The show opens with eight self-portraits. Gauguin’s heavy jaw fills each canvas like a lump of fleshy rock, his sharp nose carves through each composition like a butcher’s knife. He’s the diligent artist at his easel in one broody work, the wanton, louche creative in another, and in one he’s the Messiah. He was an arrogant, self-aggrandising mythologiser. That’s the message.
The images that follow of his wife and kids are painfully dark and sour. His daughter Aline is a crushed little figure, dwarfed by fruit. It’s a heartbreaking painting. Visions of his friends are uncompromisingly unflattering, but the portrait of Władysław Ślewiński is stunning, all bold slabs of colour with thick, angry outlines.

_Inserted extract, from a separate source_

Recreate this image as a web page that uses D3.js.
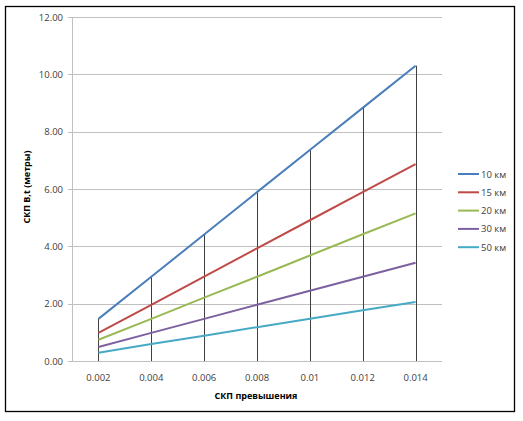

The colours become cooler and more slab-like over the years until he heads to Tahiti in search of new ‘savages’ to inspire his art. ‘Woman with a Mango’ is an incredible burst of yellow and lilac, ‘Faaturuma’ is a morose, dripping cascade of pink hiding a despondent Tahitian face. They’re beautiful paintings, but deeply uncomfortable, and the gallery doesn’t shy away from talking about how Gauguin exploited these women. Behind the colours and shapes is a deeply misogynistic, sexually repugnant, colonial narrative that just can’t be ignored. Look at ‘Barbarian Tales’, a painting of two topless, and very young, women being watched over by a grim, looming white figure (based on an image of his friend and fellow artist Meijer de Haan who had died years earlier). It’s so gross it makes your skin crawl.
So what do we do with Paul Gauguin? We can’t separate the man from the art or the subject matter from the skill. But we can try to find the beauty in it while acknowledging its very deep problems. If nothing else, this exhibition does a brilliant job of making you do both.